VJ202DNB - VIIRS/JPSS2 Day/Night Band Moderate Resolution 6-Min L1B Swath 750m

VJ202DNB is the short-name of the Joint Polar-orbiting Satellite System-2 (JPSS-2/NOAA-21; referred to hereafter as J2) platform-derived single NASA VIIRS panchromatic Day-Night band (DNB) calibrated radiance product. The DNB is one of the M-bands with an at-nadir spatial resolution of 750 meters (across the entire scan). The panchromatic DNB's spectral wavelength ranges from 0.5 µm to 0.9 µm. It facilitates measuring night lights, reflected solar/lunar lights with a large dynamic range between a low of a quarter moon illumination to the brightest daylight. The DNB attempts to maintain a nearly constant 750-m resolution over the entire 3060 km orbital swath by resorting to an on-board aggregation method, which also renders the calibration of the DNB a challenge. Stray-light and other sources of noise (lunar illuminance, twilight, clouds, noisy scan-edges, etc.) affect the DNB quality, and warrant correction. Considered a major advance in low-light imaging, the VIIRS DNB owes its heritage to the Operational Linescan System (OLS) visible sensors that were part of the Defense Meteorological Satellite Program (DMSP) platforms since the 1970s. The image dimensions of the 750-m DNB product measure 3232 lines by 4064 pixels.

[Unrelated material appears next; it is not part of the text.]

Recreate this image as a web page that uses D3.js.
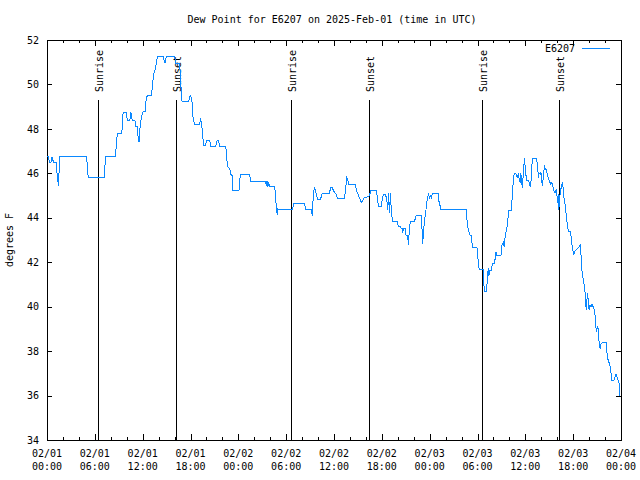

Radiometric Calibration-specific changes
The J2 VIIRS radiometric calibration Level-1B reprocessing includes a few calibration updates for the reflective solar bands (RSB), but no significant changes for the day-night band (DNB) or thermal emissive bands (TEB). The RSB updates include the following:

1. An estimated time-dependent adjustment is applied to the VIS/NIR band solar diffuser (SD) F-factors before generating the F-Predicted LUTs to correct for the expected long-term drift in the SD calibration. The estimated adjustment is the average of the S-NPP and J1 (NOAA-20) adjustments derived from comparing SD and lunar trends for S-NPP and J1. This estimated approach is used since there is not yet enough J2 lunar data to derive an adjustment directly for J2.
2. The accuracy of the F-Predicted LUTs for the SWIR bands is improved in the reprocessed time series by fitting the measured SD F-factors (which show rapid gain changes for some SWIR detectors) to smooth functions to remove the forward-prediction errors.
3. A scale factor of 6.1% is applied to the M11 reflectance and radiance values consistently over the entire mission to improve the agreement between J1 and J2 reflectances at this wavelength.